09 Temmuz 2021

Saklambaç oynamayı bırakın beyler

Susup, saklanarak unutturmaya çalışıyorlar: 1) Peker'den maaş alan politikacı kim? 2) Olmayan MASAK raporu, nasıl varmış gibi yapıldı ve SBK'ya 150 milyon dolarlık satış olanağı sağlandı?

Türkiye gibi gündemin son derece hızla değiştiği ülkelerde, kamu yöneticilerinin işleri son derece kolaydır.

Hoşlarına gitmeyen sorulara yanıt vermeyip, bir – iki gün sabrederlerse bilirler ki "daha önemli" bir konu açılacak ve kendileri ile ilgili olanlar unutulacak.

Onun için bizde kamu yöneticilerinin araziye uyma ve tam siper alma yetenekleri fazlasıyla gelişmiştir.

Bu durumu değiştirecek güç basındır ama o da Türkiye'de büyük ölçüde iktidarın kontrolünde.

Onun için gazeteci olarak görevlerimden biri de yöneticilerin unutturmaya çalıştıklarını, unutturmamaya çalışmak diye düşünürüm.

Bizim meslekte buna fikri takip deniliyor.

Son birkaç ay içinde en çok konuşulan konulardan biri Sedat Peker'in, maaşa bağladığı politikacı konusuydu.

Bunu bizzat İçişleri Bakanı açıkladı.

Sedat Peker de el arttırdı: Paraları bavulla otomobillerine koydum!

Kimdi bu adam?
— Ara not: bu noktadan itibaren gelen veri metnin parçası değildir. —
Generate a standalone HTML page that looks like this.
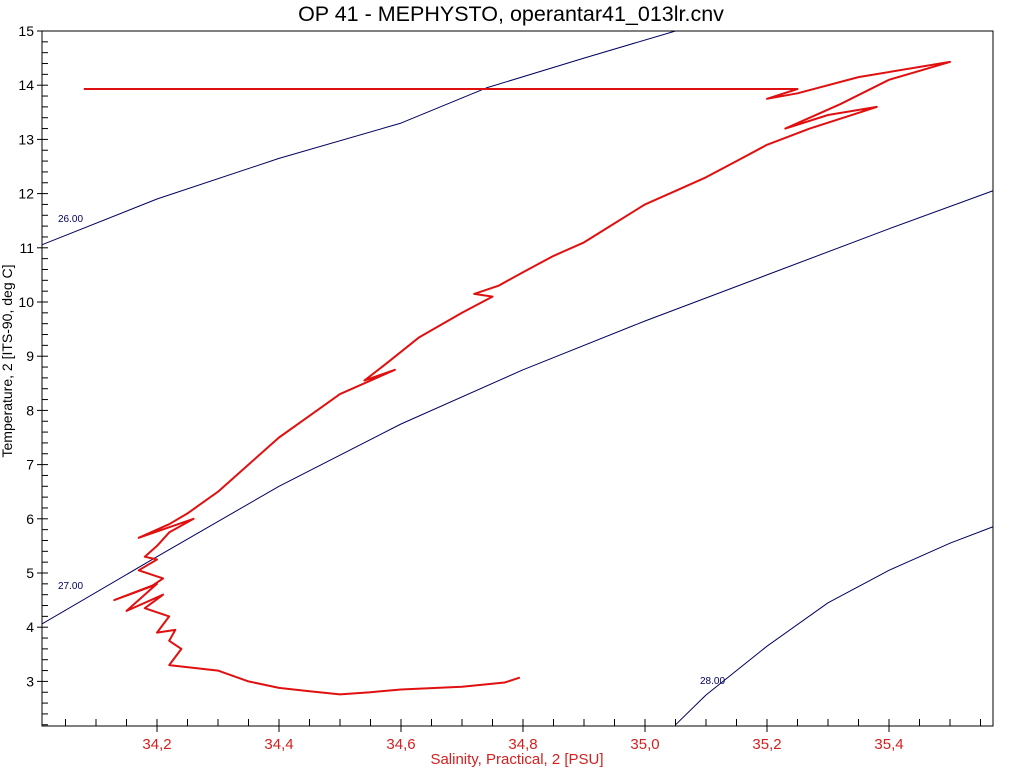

Bilmiyoruz.

TBMM Başkanı, Bakan'a sordu, maiyet yazarlarının yazdığına göre ikilinin buluşması "sıcak bir ortamda cereyan etti" ama isim hâlâ ortada yok.

Bakan, savcıya gitti, birlikte oturup çay içtiler, ama ortada hâlâ bir isim yok, soruşturma yok. Ne oldu?

Mafya reisinin maaşa bağladığı, bavulla para verdiği politikacı kimdir?

Yoksa Erdoğan'ın, Soylu'yu silmesinin nedeni, bu politikacıyı öne sürmesine kızmış olması mı?

Politikacıyı koruyan asıl aktör AKP Genel Başkanı mı? Soylu bu nedenle mi konuşamıyor? Savcı bu nedenle mi kulağının üstüne yatıyor?

Öte yandan Sezgin Baran Korkmaz'ın mal varlığına tedbir konması ile bu tedbirin kaldırılması sırasında yaşanan gıllıgışlı işler de açıklığa kavuşmadı. Aktörler hâlâ susuyor.

Sezgin Baran Korkmaz, bu sayede 150 milyon dolara varan bir satış yaptı ve bu parayı ABD yetkililerine ödeyip, paçayı kurtarma planları yapıyor.

Bu soruları daha önce sormuştum, yine soruyorum, yanıt alana kadar da sormaya devam edeceğim.

* İçişleri Bakanı Süleyman Soylu, kaçmasından bir gün önce Sezgin Baran Korkmaz ile makam odasında neden görüştü?

* Bu görüşmede iki polis şefi neden vardı?

* Adalet Bakanı Yardımcısı yapılarak taltif edilen savcı, neden olmayan bir MASAK raporunu varmış gibi göstererek mal varlıklarının üzerindeki tedbiri kaldırılmasını sağladı?

* Savcı'nın Adalet Bakanı Yardımcısı yapılmasında, bu "operasyonunun" bir rolü oldu mu?

* Olmayan MASAK raporunu varmış gibi kabul ederek, mal varlıkları üzerindeki tedbir kararını kaldıran hakim bunu hangi müşevvikin etkisiyle yaptı?

* Hakim ve savcı üzerinde siyasi nüfuz kullanan birisi mi vardı?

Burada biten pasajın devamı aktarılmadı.